#### Task directions
Go through the listing and pick out each line with the word "matplotlib" in it.

____________

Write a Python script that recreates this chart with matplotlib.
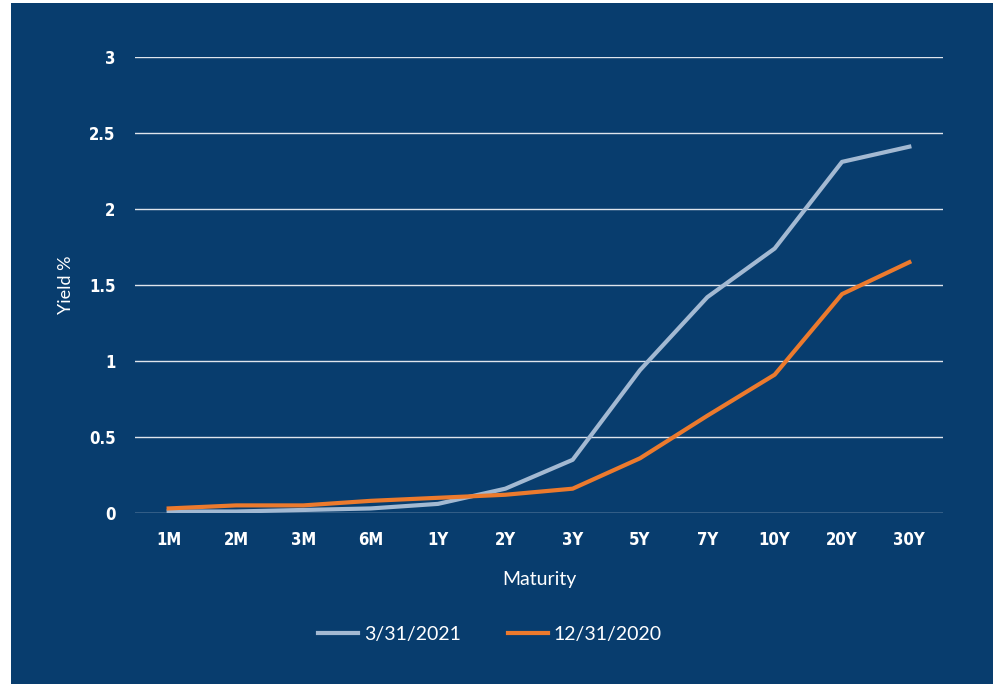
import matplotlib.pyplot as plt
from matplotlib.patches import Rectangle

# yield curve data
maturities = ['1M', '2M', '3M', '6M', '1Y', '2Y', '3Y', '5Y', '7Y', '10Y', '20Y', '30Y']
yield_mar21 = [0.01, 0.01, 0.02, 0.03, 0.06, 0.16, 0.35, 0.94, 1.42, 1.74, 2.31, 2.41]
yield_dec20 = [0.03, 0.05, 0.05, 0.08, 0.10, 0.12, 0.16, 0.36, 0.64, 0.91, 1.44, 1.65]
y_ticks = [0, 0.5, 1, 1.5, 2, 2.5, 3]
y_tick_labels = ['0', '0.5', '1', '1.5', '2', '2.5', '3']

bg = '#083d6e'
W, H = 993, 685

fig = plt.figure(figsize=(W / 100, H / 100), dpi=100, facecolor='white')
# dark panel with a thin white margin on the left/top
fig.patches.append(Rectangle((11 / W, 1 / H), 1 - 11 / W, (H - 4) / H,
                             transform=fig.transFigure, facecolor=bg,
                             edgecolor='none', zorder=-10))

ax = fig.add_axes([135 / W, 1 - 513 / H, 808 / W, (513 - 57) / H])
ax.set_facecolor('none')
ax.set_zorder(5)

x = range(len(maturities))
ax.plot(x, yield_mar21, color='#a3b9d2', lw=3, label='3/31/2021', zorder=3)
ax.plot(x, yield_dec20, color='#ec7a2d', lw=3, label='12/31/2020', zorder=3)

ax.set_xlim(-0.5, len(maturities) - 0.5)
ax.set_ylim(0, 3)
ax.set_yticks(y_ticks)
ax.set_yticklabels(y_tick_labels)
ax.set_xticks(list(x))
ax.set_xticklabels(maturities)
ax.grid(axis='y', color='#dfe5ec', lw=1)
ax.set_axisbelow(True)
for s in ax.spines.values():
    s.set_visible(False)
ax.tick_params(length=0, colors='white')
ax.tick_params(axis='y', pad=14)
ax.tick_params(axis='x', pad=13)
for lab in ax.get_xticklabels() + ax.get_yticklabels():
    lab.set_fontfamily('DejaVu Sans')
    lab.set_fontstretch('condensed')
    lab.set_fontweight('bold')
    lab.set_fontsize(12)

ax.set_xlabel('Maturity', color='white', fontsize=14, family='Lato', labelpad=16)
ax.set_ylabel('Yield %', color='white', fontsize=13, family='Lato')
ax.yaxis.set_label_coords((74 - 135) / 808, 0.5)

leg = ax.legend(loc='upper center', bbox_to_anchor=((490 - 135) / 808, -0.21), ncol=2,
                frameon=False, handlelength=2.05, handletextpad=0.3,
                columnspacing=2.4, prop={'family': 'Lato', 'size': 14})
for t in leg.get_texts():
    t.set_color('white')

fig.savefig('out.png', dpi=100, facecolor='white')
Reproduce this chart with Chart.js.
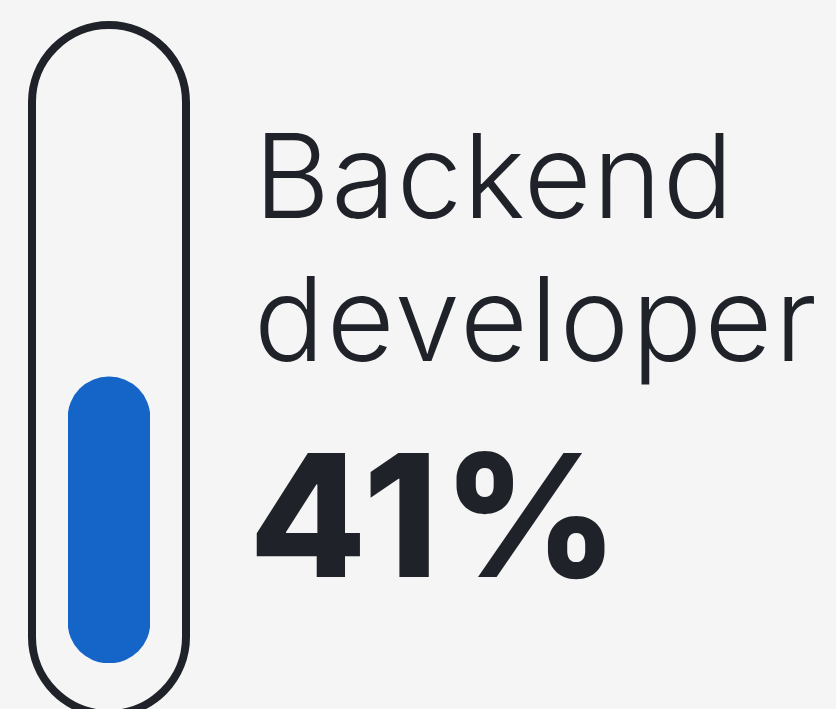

____________

#### Output of the exercise
Write a Python script that recreates this chart with matplotlib.
import matplotlib.pyplot as plt
from matplotlib.patches import Rectangle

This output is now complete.